* [Task statement]:
Leave the pictures out, and retype all of the material exactly as written.

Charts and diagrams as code
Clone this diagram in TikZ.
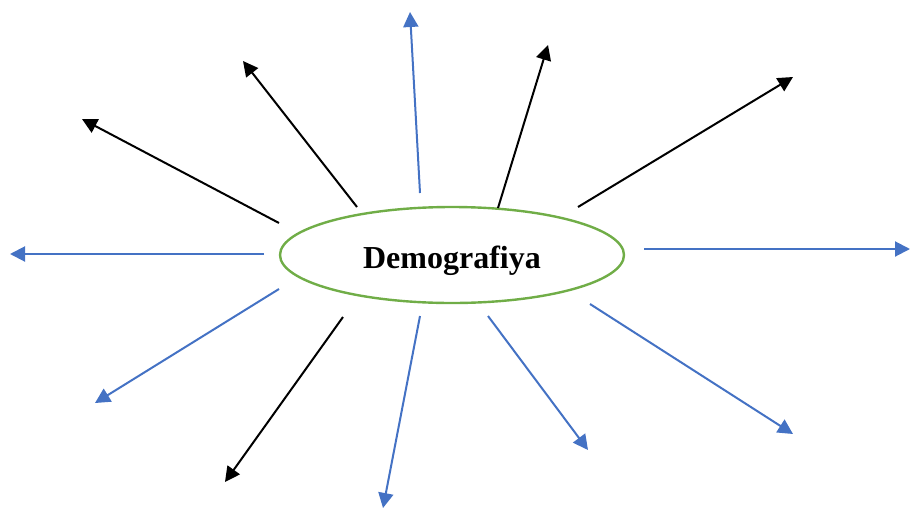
\documentclass[tikz,border=0pt]{standalone}
\usepackage{fontspec}
\setmainfont{Liberation Serif}
\usetikzlibrary{arrows.meta,shapes.geometric}
\definecolor{arrblue}{HTML}{4472C4}
\definecolor{ellgreen}{HTML}{70AD47}
\begin{document}
\begin{tikzpicture}[x=1pt,y=-1pt,
  arr/.style={line width=2pt,-{Triangle[length=15pt,width=15pt]}},
  blk/.style={arr,black},
  blu/.style={arr,arrblue},
  hub/.style={ellipse,draw=ellgreen,line width=2.4pt,minimum width=344pt,minimum height=96pt,inner sep=0pt,text height=26pt,text depth=0pt,font=\fontsize{32}{38}\selectfont\bfseries}]
\useasboundingbox (0,0) rectangle (910,509);
\node[hub] (d) at (452,255) {Demografiya};
% start points
\coordinate (s1) at (279,223);
\coordinate (s2) at (357,207);
\coordinate (s3) at (420,193);
\coordinate (s4) at (498,208);
\coordinate (s5) at (578,207);
\coordinate (s6) at (644,249);
\coordinate (s7) at (590,304);
\coordinate (s8) at (488,316);
\coordinate (s9) at (420,316);
\coordinate (s10) at (343,317);
\coordinate (s11) at (279,289);
\coordinate (s12) at (264,254);
% end points
\coordinate (e1) at (82,119);
\coordinate (e2) at (243,61);
\coordinate (e3) at (410,12);
\coordinate (e4) at (548,45);
\coordinate (e5) at (793,77);
\coordinate (e6) at (910,249);
\coordinate (e7) at (793,434);
\coordinate (e8) at (588,450);
\coordinate (e9) at (383,508);
\coordinate (e10) at (225,482);
\coordinate (e11) at (95,403);
\coordinate (e12) at (10,254);
\draw[blk] (s1) -- (e1);
\draw[blk] (s2) -- (e2);
\draw[blu] (s3) -- (e3);
\draw[blk] (s4) -- (e4);
\draw[blk] (s5) -- (e5);
\draw[blu] (s6) -- (e6);
\draw[blu] (s7) -- (e7);
\draw[blu] (s8) -- (e8);
\draw[blu] (s9) -- (e9);
\draw[blk] (s10) -- (e10);
\draw[blu] (s11) -- (e11);
\draw[blu] (s12) -- (e12);
\end{tikzpicture}
\end{document}
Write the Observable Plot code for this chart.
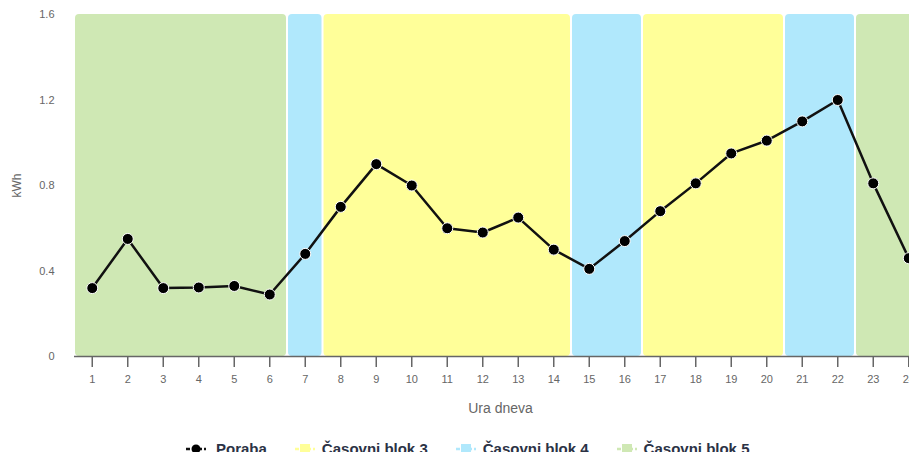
<!DOCTYPE html>
<html>
<head>
<meta charset="utf-8">
<script src="https://cdn.jsdelivr.net/npm/d3@7"></script>
<script src="https://cdn.jsdelivr.net/npm/@observablehq/plot@0.6"></script>
<style>
  html, body { margin: 0; padding: 0; background: #fff; overflow: hidden; width: 909px; height: 452px; }
  body { font-family: "Liberation Sans", Arial, sans-serif; position: relative; }
  #chart { width: 909px; overflow: hidden; }
  #chart svg { max-width: none !important; display: block; }
  #legend { position: absolute; left: 186px; top: 440px; display: flex; align-items: center; font-size: 15px; font-weight: bold; color: #2b3245; white-space: nowrap; line-height: 18px; }
  #legend .item { display: flex; align-items: center; margin-right: 28px; }
  #legend svg { margin-right: 7px; }
  #legend .item.first svg { margin-right: 10px; }
</style>
</head>
<body>
<div id="chart"></div>
<div id="legend"></div>
<script>
const hours = [1,2,3,4,5,6,7,8,9,10,11,12,13,14,15,16,17,18,19,20,21,22,23,24];
const poraba = [0.32,0.55,0.32,0.323,0.33,0.29,0.48,0.70,0.90,0.80,0.60,0.58,0.65,0.50,0.41,0.54,0.68,0.81,0.95,1.01,1.10,1.20,0.81,0.46];
const blockStart = [0.5, 6.5, 7.5, 14.5, 16.5, 20.5, 22.5];
const blockEnd   = [6.5, 7.5, 14.5, 16.5, 20.5, 22.5, 24.5];
const blockName  = ["Časovni blok 5","Časovni blok 4","Časovni blok 3","Časovni blok 4","Časovni blok 3","Časovni blok 4","Časovni blok 5"];
const yTicks = [0, 0.4, 0.8, 1.2, 1.6];
const seriesName = "Poraba";
const legendNames = ["Časovni blok 3","Časovni blok 4","Časovni blok 5"];
const blockColors = {"Časovni blok 3": "#ffff99", "Časovni blok 4": "#b0e8fc", "Časovni blok 5": "#cfe8b4"};

const points = hours.map((h, i) => ({hour: h, value: poraba[i]}));
const blocks = blockStart.map((s, i) => ({start: s, end: blockEnd[i], name: blockName[i]}));

const chart = Plot.plot({
  width: 940,
  height: 425,
  marginLeft: 74,
  marginRight: 14,
  marginTop: 14,
  marginBottom: 69,
  style: {fontFamily: "'Liberation Sans', Arial, sans-serif", fontSize: "12px", color: "#666", background: "#fff", maxWidth: "none"},
  x: {domain: [0.5, 24.5]},
  y: {domain: [0, 1.6]},
  marks: [
    Plot.rectY(blocks, {x1: "start", x2: "end", y1: 0, y2: 1.6, fill: d => blockColors[d.name], insetLeft: 1, insetRight: 1, rx: 4}),
    Plot.ruleY([0], {stroke: "#666", strokeWidth: 1.5}),
    Plot.axisX({ticks: hours, tickSize: 11, tickPadding: 8, tickFormat: d => String(d), stroke: "#666", strokeWidth: 1.5, color: "#666", fontSize: 11, label: "Ura dneva", labelAnchor: "center", labelOffset: 56, labelArrow: "none"}),
    Plot.axisY({ticks: yTicks, tickSize: 0, tickPadding: 20, tickFormat: d => String(d), color: "#666", fontSize: 11, label: "kWh", labelAnchor: "center", labelOffset: 62, labelArrow: "none"}),
    Plot.line(points, {x: "hour", y: "value", stroke: "#111", strokeWidth: 2.5}),
    Plot.dot(points, {x: "hour", y: "value", r: 5.5, fill: "#000", stroke: "#fff", strokeWidth: 1})
  ]
});
document.getElementById("chart").appendChild(chart);
chart.querySelectorAll('[aria-label="x-axis label"] text').forEach(t => { t.setAttribute("font-size", "14"); t.style.fontSize = "14px"; });
chart.querySelectorAll('[aria-label="y-axis label"] text').forEach(t => { t.setAttribute("font-size", "12"); t.style.fontSize = "12px"; });

// legend
const legend = document.getElementById("legend");
function addItem(name, kind) {
  const item = document.createElement("div");
  item.className = kind === "line" ? "item first" : "item";
  const ns = "http://www.w3.org/2000/svg";
  const s = document.createElementNS(ns, "svg");
  s.setAttribute("width", "20"); s.setAttribute("height", "12");
  const l = document.createElementNS(ns, "line");
  l.setAttribute("x1", 0); l.setAttribute("x2", 20); l.setAttribute("y1", 6); l.setAttribute("y2", 6);
  l.setAttribute("stroke-width", 2.5); l.setAttribute("stroke-dasharray", "4,2");
  s.appendChild(l);
  if (kind === "line") {
    l.setAttribute("stroke", "#111");
    const c = document.createElementNS(ns, "circle");
    c.setAttribute("cx", 10); c.setAttribute("cy", 6); c.setAttribute("r", 4.5); c.setAttribute("fill", "#000");
    s.appendChild(c);
  } else {
    l.setAttribute("stroke", blockColors[name]);
    const r = document.createElementNS(ns, "rect");
    r.setAttribute("x", 5); r.setAttribute("y", 1); r.setAttribute("width", 10); r.setAttribute("height", 10);
    r.setAttribute("fill", blockColors[name]);
    s.appendChild(r);
  }
  item.appendChild(s);
  const t = document.createElement("span");
  t.textContent = name;
  item.appendChild(t);
  legend.appendChild(item);
}
addItem(seriesName, "line");
legendNames.forEach(n => addItem(n, "rect"));
</script>
</body>
</html>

* [Result for this exercise]:
Clone this diagram in TikZ.
\documentclass[tikz,border=0pt]{standalone}
\usepackage{fontspec}
\setmainfont{Liberation Serif}
\usetikzlibrary{arrows.meta,shapes.geometric}
\definecolor{arrblue}{HTML}{4472C4}
\definecolor{ellgreen}{HTML}{70AD47}
\begin{document}
\begin{tikzpicture}[x=1pt,y=-1pt,
  arr/.style={line width=2pt,-{Triangle[length=15pt,width=15pt]}},
  blk/.style={arr,black},
  blu/.style={arr,arrblue},
  hub/.style={ellipse,draw=ellgreen,line width=2.4pt,minimum width=344pt,minimum height=96pt,inner sep=0pt,text height=26pt,text depth=0pt,font=\fontsize{32}{38}\selectfont\bfseries}]
\useasboundingbox (0,0) rectangle (910,509);
\node[hub] (d) at (452,255) {Demografiya};
% start points
\coordinate (s1) at (279,223);
\coordinate (s2) at (357,207);
\coordinate (s3) at (420,193);
\coordinate (s4) at (498,208);
\coordinate (s5) at (578,207);
\coordinate (s6) at (644,249);
\coordinate (s7) at (590,304);
\coordinate (s8) at (488,316);
\coordinate (s9) at (420,316);
\coordinate (s10) at (343,317);
\coordinate (s11) at (279,289);
\coordinate (s12) at (264,254);
% end points
\coordinate (e1) at (82,119);
\coordinate (e2) at (243,61);
\coordinate (e3) at (410,12);
\coordinate (e4) at (548,45);
\coordinate (e5) at (793,77);
\coordinate (e6) at (910,249);
\coordinate (e7) at (793,434);
\coordinate (e8) at (588,450);
\coordinate (e9) at (383,508);
\coordinate (e10) at (225,482);
\coordinate (e11) at (95,403);
\coordinate (e12) at (10,254);
\draw[blk] (s1) -- (e1);
\draw[blk] (s2) -- (e2);
\draw[blu] (s3) -- (e3);
\draw[blk] (s4) -- (e4);
\draw[blk] (s5) -- (e5);
\draw[blu] (s6) -- (e6);
\draw[blu] (s7) -- (e7);
\draw[blu] (s8) -- (e8);
\draw[blu] (s9) -- (e9);
\draw[blk] (s10) -- (e10);
\draw[blu] (s11) -- (e11);
\draw[blu] (s12) -- (e12);
\end{tikzpicture}
\end{document}
Write the Observable Plot code for this chart.
<!DOCTYPE html>
<html>
<head>
<meta charset="utf-8">
<script src="https://cdn.jsdelivr.net/npm/d3@7"></script>
<script src="https://cdn.jsdelivr.net/npm/@observablehq/plot@0.6"></script>
<style>
  html, body { margin: 0; padding: 0; background: #fff; overflow: hidden; width: 909px; height: 452px; }
  body { font-family: "Liberation Sans", Arial, sans-serif; position: relative; }
  #chart { width: 909px; overflow: hidden; }
  #chart svg { max-width: none !important; display: block; }
  #legend { position: absolute; left: 186px; top: 440px; display: flex; align-items: center; font-size: 15px; font-weight: bold; color: #2b3245; white-space: nowrap; line-height: 18px; }
  #legend .item { display: flex; align-items: center; margin-right: 28px; }
  #legend svg { margin-right: 7px; }
  #legend .item.first svg { margin-right: 10px; }
</style>
</head>
<body>
<div id="chart"></div>
<div id="legend"></div>
<script>
const hours = [1,2,3,4,5,6,7,8,9,10,11,12,13,14,15,16,17,18,19,20,21,22,23,24];
const poraba = [0.32,0.55,0.32,0.323,0.33,0.29,0.48,0.70,0.90,0.80,0.60,0.58,0.65,0.50,0.41,0.54,0.68,0.81,0.95,1.01,1.10,1.20,0.81,0.46];
const blockStart = [0.5, 6.5, 7.5, 14.5, 16.5, 20.5, 22.5];
const blockEnd   = [6.5, 7.5, 14.5, 16.5, 20.5, 22.5, 24.5];
const blockName  = ["Časovni blok 5","Časovni blok 4","Časovni blok 3","Časovni blok 4","Časovni blok 3","Časovni blok 4","Časovni blok 5"];
const yTicks = [0, 0.4, 0.8, 1.2, 1.6];
const seriesName = "Poraba";
const legendNames = ["Časovni blok 3","Časovni blok 4","Časovni blok 5"];
const blockColors = {"Časovni blok 3": "#ffff99", "Časovni blok 4": "#b0e8fc", "Časovni blok 5": "#cfe8b4"};

const points = hours.map((h, i) => ({hour: h, value: poraba[i]}));
const blocks = blockStart.map((s, i) => ({start: s, end: blockEnd[i], name: blockName[i]}));

const chart = Plot.plot({
  width: 940,
  height: 425,
  marginLeft: 74,
  marginRight: 14,
  marginTop: 14,
  marginBottom: 69,
  style: {fontFamily: "'Liberation Sans', Arial, sans-serif", fontSize: "12px", color: "#666", background: "#fff", maxWidth: "none"},
  x: {domain: [0.5, 24.5]},
  y: {domain: [0, 1.6]},
  marks: [
    Plot.rectY(blocks, {x1: "start", x2: "end", y1: 0, y2: 1.6, fill: d => blockColors[d.name], insetLeft: 1, insetRight: 1, rx: 4}),
    Plot.ruleY([0], {stroke: "#666", strokeWidth: 1.5}),
    Plot.axisX({ticks: hours, tickSize: 11, tickPadding: 8, tickFormat: d => String(d), stroke: "#666", strokeWidth: 1.5, color: "#666", fontSize: 11, label: "Ura dneva", labelAnchor: "center", labelOffset: 56, labelArrow: "none"}),
    Plot.axisY({ticks: yTicks, tickSize: 0, tickPadding: 20, tickFormat: d => String(d), color: "#666", fontSize: 11, label: "kWh", labelAnchor: "center", labelOffset: 62, labelArrow: "none"}),
    Plot.line(points, {x: "hour", y: "value", stroke: "#111", strokeWidth: 2.5}),
    Plot.dot(points, {x: "hour", y: "value", r: 5.5, fill: "#000", stroke: "#fff", strokeWidth: 1})
  ]
});
document.getElementById("chart").appendChild(chart);
chart.querySelectorAll('[aria-label="x-axis label"] text').forEach(t => { t.setAttribute("font-size", "14"); t.style.fontSize = "14px"; });
chart.querySelectorAll('[aria-label="y-axis label"] text').forEach(t => { t.setAttribute("font-size", "12"); t.style.fontSize = "12px"; });

// legend
const legend = document.getElementById("legend");
function addItem(name, kind) {
  const item = document.createElement("div");
  item.className = kind === "line" ? "item first" : "item";
  const ns = "http://www.w3.org/2000/svg";
  const s = document.createElementNS(ns, "svg");
  s.setAttribute("width", "20"); s.setAttribute("height", "12");
  const l = document.createElementNS(ns, "line");
  l.setAttribute("x1", 0); l.setAttribute("x2", 20); l.setAttribute("y1", 6); l.setAttribute("y2", 6);
  l.setAttribute("stroke-width", 2.5); l.setAttribute("stroke-dasharray", "4,2");
  s.appendChild(l);
  if (kind === "line") {
    l.setAttribute("stroke", "#111");
    const c = document.createElementNS(ns, "circle");
    c.setAttribute("cx", 10); c.setAttribute("cy", 6); c.setAttribute("r", 4.5); c.setAttribute("fill", "#000");
    s.appendChild(c);
  } else {
    l.setAttribute("stroke", blockColors[name]);
    const r = document.createElementNS(ns, "rect");
    r.setAttribute("x", 5); r.setAttribute("y", 1); r.setAttribute("width", 10); r.setAttribute("height", 10);
    r.setAttribute("fill", blockColors[name]);
    s.appendChild(r);
  }
  item.appendChild(s);
  const t = document.createElement("span");
  t.textContent = name;
  item.appendChild(t);
  legend.appendChild(item);
}
addItem(seriesName, "line");
legendNames.forEach(n => addItem(n, "rect"));
</script>
</body>
</html>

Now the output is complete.